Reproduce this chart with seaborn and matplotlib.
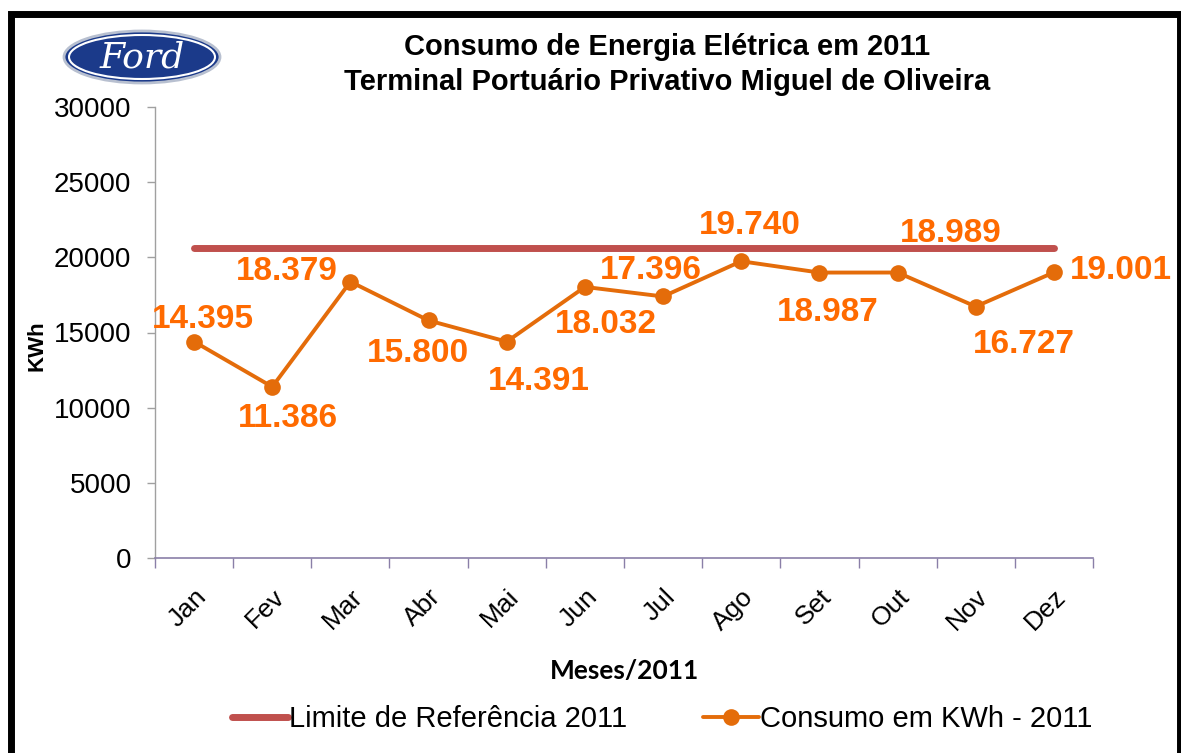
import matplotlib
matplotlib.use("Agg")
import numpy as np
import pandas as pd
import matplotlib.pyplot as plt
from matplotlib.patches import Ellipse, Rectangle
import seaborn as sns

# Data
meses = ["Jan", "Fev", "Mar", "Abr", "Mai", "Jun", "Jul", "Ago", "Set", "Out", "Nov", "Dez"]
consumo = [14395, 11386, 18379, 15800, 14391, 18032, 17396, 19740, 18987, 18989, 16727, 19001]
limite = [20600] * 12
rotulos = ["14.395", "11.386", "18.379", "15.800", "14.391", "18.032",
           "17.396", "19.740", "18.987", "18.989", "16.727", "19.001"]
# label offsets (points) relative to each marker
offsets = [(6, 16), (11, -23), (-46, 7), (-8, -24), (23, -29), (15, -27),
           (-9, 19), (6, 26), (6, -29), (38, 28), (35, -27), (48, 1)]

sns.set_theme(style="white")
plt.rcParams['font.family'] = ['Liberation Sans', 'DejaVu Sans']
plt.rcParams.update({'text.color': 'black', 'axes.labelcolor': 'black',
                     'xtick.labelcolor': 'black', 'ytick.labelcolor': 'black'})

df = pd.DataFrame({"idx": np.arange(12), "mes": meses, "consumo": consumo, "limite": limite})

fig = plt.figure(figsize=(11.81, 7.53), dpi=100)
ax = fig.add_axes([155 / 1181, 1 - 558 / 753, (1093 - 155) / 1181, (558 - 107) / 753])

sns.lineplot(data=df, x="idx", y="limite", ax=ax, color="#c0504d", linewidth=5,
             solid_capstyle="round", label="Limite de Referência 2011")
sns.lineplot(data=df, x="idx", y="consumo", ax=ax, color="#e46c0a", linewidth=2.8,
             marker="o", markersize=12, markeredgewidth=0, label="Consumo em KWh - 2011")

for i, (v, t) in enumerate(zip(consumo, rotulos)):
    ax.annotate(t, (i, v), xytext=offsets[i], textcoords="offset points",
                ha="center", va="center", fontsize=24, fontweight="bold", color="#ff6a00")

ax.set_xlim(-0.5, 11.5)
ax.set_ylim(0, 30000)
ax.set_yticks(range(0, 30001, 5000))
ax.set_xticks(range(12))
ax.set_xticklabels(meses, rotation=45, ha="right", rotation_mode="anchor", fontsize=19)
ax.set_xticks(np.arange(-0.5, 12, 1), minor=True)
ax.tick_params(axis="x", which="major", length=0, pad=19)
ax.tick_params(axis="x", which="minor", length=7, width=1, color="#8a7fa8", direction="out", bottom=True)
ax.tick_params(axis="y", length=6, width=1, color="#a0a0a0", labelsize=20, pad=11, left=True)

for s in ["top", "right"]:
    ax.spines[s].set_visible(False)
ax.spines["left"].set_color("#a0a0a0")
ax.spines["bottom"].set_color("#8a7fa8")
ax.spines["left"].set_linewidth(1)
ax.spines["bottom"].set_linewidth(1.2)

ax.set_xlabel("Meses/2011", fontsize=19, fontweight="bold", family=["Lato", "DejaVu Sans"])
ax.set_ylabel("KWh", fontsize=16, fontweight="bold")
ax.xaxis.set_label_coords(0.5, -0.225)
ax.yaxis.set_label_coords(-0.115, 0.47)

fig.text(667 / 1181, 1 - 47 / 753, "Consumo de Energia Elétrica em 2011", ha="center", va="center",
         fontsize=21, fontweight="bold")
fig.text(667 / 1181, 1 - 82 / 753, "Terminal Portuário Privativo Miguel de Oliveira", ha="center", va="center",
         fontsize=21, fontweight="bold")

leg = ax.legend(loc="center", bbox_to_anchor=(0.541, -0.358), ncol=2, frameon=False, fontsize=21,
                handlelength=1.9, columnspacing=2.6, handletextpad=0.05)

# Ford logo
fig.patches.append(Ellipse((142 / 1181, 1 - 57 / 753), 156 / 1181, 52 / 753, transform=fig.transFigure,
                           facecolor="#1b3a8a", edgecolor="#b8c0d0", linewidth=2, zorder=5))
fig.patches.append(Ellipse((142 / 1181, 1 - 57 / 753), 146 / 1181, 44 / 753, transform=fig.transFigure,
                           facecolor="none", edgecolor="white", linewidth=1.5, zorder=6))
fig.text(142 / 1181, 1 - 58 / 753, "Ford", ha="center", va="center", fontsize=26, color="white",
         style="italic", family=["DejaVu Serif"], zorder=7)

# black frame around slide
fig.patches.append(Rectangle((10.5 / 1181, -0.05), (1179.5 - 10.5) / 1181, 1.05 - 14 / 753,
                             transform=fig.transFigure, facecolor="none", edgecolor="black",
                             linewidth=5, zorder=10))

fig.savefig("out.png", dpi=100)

What to do:
Write the listing out a second time exactly, dropping all images.

Task output:
Reproduce this chart with seaborn and matplotlib.
import matplotlib
matplotlib.use("Agg")
import numpy as np
import pandas as pd
import matplotlib.pyplot as plt
from matplotlib.patches import Ellipse, Rectangle
import seaborn as sns

# Data
meses = ["Jan", "Fev", "Mar", "Abr", "Mai", "Jun", "Jul", "Ago", "Set", "Out", "Nov", "Dez"]
consumo = [14395, 11386, 18379, 15800, 14391, 18032, 17396, 19740, 18987, 18989, 16727, 19001]
limite = [20600] * 12
rotulos = ["14.395", "11.386", "18.379", "15.800", "14.391", "18.032",
           "17.396", "19.740", "18.987", "18.989", "16.727", "19.001"]
# label offsets (points) relative to each marker
offsets = [(6, 16), (11, -23), (-46, 7), (-8, -24), (23, -29), (15, -27),
           (-9, 19), (6, 26), (6, -29), (38, 28), (35, -27), (48, 1)]

sns.set_theme(style="white")
plt.rcParams['font.family'] = ['Liberation Sans', 'DejaVu Sans']
plt.rcParams.update({'text.color': 'black', 'axes.labelcolor': 'black',
                     'xtick.labelcolor': 'black', 'ytick.labelcolor': 'black'})

df = pd.DataFrame({"idx": np.arange(12), "mes": meses, "consumo": consumo, "limite": limite})

fig = plt.figure(figsize=(11.81, 7.53), dpi=100)
ax = fig.add_axes([155 / 1181, 1 - 558 / 753, (1093 - 155) / 1181, (558 - 107) / 753])

sns.lineplot(data=df, x="idx", y="limite", ax=ax, color="#c0504d", linewidth=5,
             solid_capstyle="round", label="Limite de Referência 2011")
sns.lineplot(data=df, x="idx", y="consumo", ax=ax, color="#e46c0a", linewidth=2.8,
             marker="o", markersize=12, markeredgewidth=0, label="Consumo em KWh - 2011")

for i, (v, t) in enumerate(zip(consumo, rotulos)):
    ax.annotate(t, (i, v), xytext=offsets[i], textcoords="offset points",
                ha="center", va="center", fontsize=24, fontweight="bold", color="#ff6a00")

ax.set_xlim(-0.5, 11.5)
ax.set_ylim(0, 30000)
ax.set_yticks(range(0, 30001, 5000))
ax.set_xticks(range(12))
ax.set_xticklabels(meses, rotation=45, ha="right", rotation_mode="anchor", fontsize=19)
ax.set_xticks(np.arange(-0.5, 12, 1), minor=True)
ax.tick_params(axis="x", which="major", length=0, pad=19)
ax.tick_params(axis="x", which="minor", length=7, width=1, color="#8a7fa8", direction="out", bottom=True)
ax.tick_params(axis="y", length=6, width=1, color="#a0a0a0", labelsize=20, pad=11, left=True)

for s in ["top", "right"]:
    ax.spines[s].set_visible(False)
ax.spines["left"].set_color("#a0a0a0")
ax.spines["bottom"].set_color("#8a7fa8")
ax.spines["left"].set_linewidth(1)
ax.spines["bottom"].set_linewidth(1.2)

ax.set_xlabel("Meses/2011", fontsize=19, fontweight="bold", family=["Lato", "DejaVu Sans"])
ax.set_ylabel("KWh", fontsize=16, fontweight="bold")
ax.xaxis.set_label_coords(0.5, -0.225)
ax.yaxis.set_label_coords(-0.115, 0.47)

fig.text(667 / 1181, 1 - 47 / 753, "Consumo de Energia Elétrica em 2011", ha="center", va="center",
         fontsize=21, fontweight="bold")
fig.text(667 / 1181, 1 - 82 / 753, "Terminal Portuário Privativo Miguel de Oliveira", ha="center", va="center",
         fontsize=21, fontweight="bold")

leg = ax.legend(loc="center", bbox_to_anchor=(0.541, -0.358), ncol=2, frameon=False, fontsize=21,
                handlelength=1.9, columnspacing=2.6, handletextpad=0.05)

# Ford logo
fig.patches.append(Ellipse((142 / 1181, 1 - 57 / 753), 156 / 1181, 52 / 753, transform=fig.transFigure,
                           facecolor="#1b3a8a", edgecolor="#b8c0d0", linewidth=2, zorder=5))
fig.patches.append(Ellipse((142 / 1181, 1 - 57 / 753), 146 / 1181, 44 / 753, transform=fig.transFigure,
                           facecolor="none", edgecolor="white", linewidth=1.5, zorder=6))
fig.text(142 / 1181, 1 - 58 / 753, "Ford", ha="center", va="center", fontsize=26, color="white",
         style="italic", family=["DejaVu Serif"], zorder=7)

# black frame around slide
fig.patches.append(Rectangle((10.5 / 1181, -0.05), (1179.5 - 10.5) / 1181, 1.05 - 14 / 753,
                             transform=fig.transFigure, facecolor="none", edgecolor="black",
                             linewidth=5, zorder=10))

fig.savefig("out.png", dpi=100)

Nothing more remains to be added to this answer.